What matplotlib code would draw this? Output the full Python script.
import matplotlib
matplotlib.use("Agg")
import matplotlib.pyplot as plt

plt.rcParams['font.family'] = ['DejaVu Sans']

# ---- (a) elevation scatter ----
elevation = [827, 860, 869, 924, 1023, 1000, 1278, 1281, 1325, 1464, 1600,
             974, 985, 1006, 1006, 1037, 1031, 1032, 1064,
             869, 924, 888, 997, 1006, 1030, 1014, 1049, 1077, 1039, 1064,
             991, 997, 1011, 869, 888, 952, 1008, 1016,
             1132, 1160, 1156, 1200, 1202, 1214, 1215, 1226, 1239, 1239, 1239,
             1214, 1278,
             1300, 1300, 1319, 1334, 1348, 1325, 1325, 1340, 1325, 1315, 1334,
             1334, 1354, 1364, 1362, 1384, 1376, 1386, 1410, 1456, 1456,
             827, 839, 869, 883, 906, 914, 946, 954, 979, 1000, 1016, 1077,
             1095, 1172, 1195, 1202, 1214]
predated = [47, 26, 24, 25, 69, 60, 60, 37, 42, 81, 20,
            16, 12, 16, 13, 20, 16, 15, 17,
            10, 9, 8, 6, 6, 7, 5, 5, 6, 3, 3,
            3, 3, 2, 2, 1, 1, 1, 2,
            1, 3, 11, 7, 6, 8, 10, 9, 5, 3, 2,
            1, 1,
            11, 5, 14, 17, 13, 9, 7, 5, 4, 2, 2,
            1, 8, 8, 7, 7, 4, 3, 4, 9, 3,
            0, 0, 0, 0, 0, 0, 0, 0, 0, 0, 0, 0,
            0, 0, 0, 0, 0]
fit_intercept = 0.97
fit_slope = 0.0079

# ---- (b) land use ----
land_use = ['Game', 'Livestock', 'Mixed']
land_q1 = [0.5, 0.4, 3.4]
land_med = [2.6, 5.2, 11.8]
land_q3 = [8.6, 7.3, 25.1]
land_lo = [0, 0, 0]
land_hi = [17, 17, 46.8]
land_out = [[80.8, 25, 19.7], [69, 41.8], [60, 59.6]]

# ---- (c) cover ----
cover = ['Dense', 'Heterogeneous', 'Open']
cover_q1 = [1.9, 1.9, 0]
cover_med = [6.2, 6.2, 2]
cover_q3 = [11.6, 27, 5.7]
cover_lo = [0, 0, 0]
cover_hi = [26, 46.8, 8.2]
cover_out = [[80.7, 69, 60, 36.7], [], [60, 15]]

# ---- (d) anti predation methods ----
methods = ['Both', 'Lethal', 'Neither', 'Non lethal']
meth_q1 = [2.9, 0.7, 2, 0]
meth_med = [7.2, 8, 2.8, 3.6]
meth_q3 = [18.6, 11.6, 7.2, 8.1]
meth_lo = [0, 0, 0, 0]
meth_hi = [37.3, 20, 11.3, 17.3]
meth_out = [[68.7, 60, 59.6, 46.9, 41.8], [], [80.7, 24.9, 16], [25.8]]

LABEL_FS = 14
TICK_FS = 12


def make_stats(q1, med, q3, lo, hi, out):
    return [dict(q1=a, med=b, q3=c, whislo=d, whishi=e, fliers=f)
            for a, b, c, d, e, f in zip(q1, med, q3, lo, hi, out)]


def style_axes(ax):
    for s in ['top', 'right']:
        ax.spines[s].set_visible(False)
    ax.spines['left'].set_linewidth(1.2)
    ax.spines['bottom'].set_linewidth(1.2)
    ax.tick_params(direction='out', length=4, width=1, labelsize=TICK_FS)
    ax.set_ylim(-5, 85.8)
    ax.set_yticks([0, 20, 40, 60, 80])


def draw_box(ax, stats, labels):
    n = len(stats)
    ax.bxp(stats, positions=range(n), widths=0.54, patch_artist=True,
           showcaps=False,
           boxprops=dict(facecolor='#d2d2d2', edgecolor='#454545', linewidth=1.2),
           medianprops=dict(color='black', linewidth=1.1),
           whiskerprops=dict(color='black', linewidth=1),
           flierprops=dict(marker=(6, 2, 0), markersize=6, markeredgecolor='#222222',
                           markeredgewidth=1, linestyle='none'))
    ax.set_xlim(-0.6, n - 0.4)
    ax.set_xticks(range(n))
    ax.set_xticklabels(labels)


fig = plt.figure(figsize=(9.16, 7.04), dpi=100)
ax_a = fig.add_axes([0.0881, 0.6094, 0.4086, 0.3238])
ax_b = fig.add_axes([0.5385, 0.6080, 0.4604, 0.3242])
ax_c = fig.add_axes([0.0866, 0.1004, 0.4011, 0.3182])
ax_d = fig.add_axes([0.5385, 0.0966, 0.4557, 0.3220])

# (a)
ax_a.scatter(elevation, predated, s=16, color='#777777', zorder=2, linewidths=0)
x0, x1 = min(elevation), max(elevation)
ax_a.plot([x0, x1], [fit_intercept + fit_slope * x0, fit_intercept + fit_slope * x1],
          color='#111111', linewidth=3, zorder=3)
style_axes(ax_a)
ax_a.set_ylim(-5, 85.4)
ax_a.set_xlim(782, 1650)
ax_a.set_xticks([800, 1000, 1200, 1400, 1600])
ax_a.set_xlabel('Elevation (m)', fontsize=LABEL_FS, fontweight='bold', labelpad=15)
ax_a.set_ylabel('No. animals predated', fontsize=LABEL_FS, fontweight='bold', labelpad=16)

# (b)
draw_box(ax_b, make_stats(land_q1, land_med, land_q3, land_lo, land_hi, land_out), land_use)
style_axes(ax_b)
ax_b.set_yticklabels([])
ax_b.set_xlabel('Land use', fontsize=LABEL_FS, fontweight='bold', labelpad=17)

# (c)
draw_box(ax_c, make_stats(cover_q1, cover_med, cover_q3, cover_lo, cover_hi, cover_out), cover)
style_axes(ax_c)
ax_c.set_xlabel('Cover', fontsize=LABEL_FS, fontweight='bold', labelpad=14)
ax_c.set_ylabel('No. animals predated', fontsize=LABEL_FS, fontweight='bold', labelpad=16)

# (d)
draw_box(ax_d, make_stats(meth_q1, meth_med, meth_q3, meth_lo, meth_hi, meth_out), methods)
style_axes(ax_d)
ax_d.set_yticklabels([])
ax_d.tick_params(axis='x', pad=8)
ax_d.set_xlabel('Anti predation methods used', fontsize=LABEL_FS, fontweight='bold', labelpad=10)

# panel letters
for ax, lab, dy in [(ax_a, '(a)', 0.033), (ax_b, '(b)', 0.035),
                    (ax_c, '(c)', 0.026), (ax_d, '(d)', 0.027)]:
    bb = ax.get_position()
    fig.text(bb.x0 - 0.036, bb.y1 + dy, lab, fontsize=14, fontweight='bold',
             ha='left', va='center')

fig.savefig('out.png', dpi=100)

------------------------------------------------

**REQUIREMENT:** From the first line of the listing above to the line with "land_out = [[80.8, 25, 19.7], [69, 41.8], [60, 59.6]]", please transcribe each line exactly, both ends included, and nothing beyond that.

**TASK ANSWER:**
What matplotlib code would draw this? Output the full Python script.
import matplotlib
matplotlib.use("Agg")
import matplotlib.pyplot as plt

plt.rcParams['font.family'] = ['DejaVu Sans']

# ---- (a) elevation scatter ----
elevation = [827, 860, 869, 924, 1023, 1000, 1278, 1281, 1325, 1464, 1600,
             974, 985, 1006, 1006, 1037, 1031, 1032, 1064,
             869, 924, 888, 997, 1006, 1030, 1014, 1049, 1077, 1039, 1064,
             991, 997, 1011, 869, 888, 952, 1008, 1016,
             1132, 1160, 1156, 1200, 1202, 1214, 1215, 1226, 1239, 1239, 1239,
             1214, 1278,
             1300, 1300, 1319, 1334, 1348, 1325, 1325, 1340, 1325, 1315, 1334,
             1334, 1354, 1364, 1362, 1384, 1376, 1386, 1410, 1456, 1456,
             827, 839, 869, 883, 906, 914, 946, 954, 979, 1000, 1016, 1077,
             1095, 1172, 1195, 1202, 1214]
predated = [47, 26, 24, 25, 69, 60, 60, 37, 42, 81, 20,
            16, 12, 16, 13, 20, 16, 15, 17,
            10, 9, 8, 6, 6, 7, 5, 5, 6, 3, 3,
            3, 3, 2, 2, 1, 1, 1, 2,
            1, 3, 11, 7, 6, 8, 10, 9, 5, 3, 2,
            1, 1,
            11, 5, 14, 17, 13, 9, 7, 5, 4, 2, 2,
            1, 8, 8, 7, 7, 4, 3, 4, 9, 3,
            0, 0, 0, 0, 0, 0, 0, 0, 0, 0, 0, 0,
            0, 0, 0, 0, 0]
fit_intercept = 0.97
fit_slope = 0.0079

# ---- (b) land use ----
land_use = ['Game', 'Livestock', 'Mixed']
land_q1 = [0.5, 0.4, 3.4]
land_med = [2.6, 5.2, 11.8]
land_q3 = [8.6, 7.3, 25.1]
land_lo = [0, 0, 0]
land_hi = [17, 17, 46.8]
land_out = [[80.8, 25, 19.7], [69, 41.8], [60, 59.6]]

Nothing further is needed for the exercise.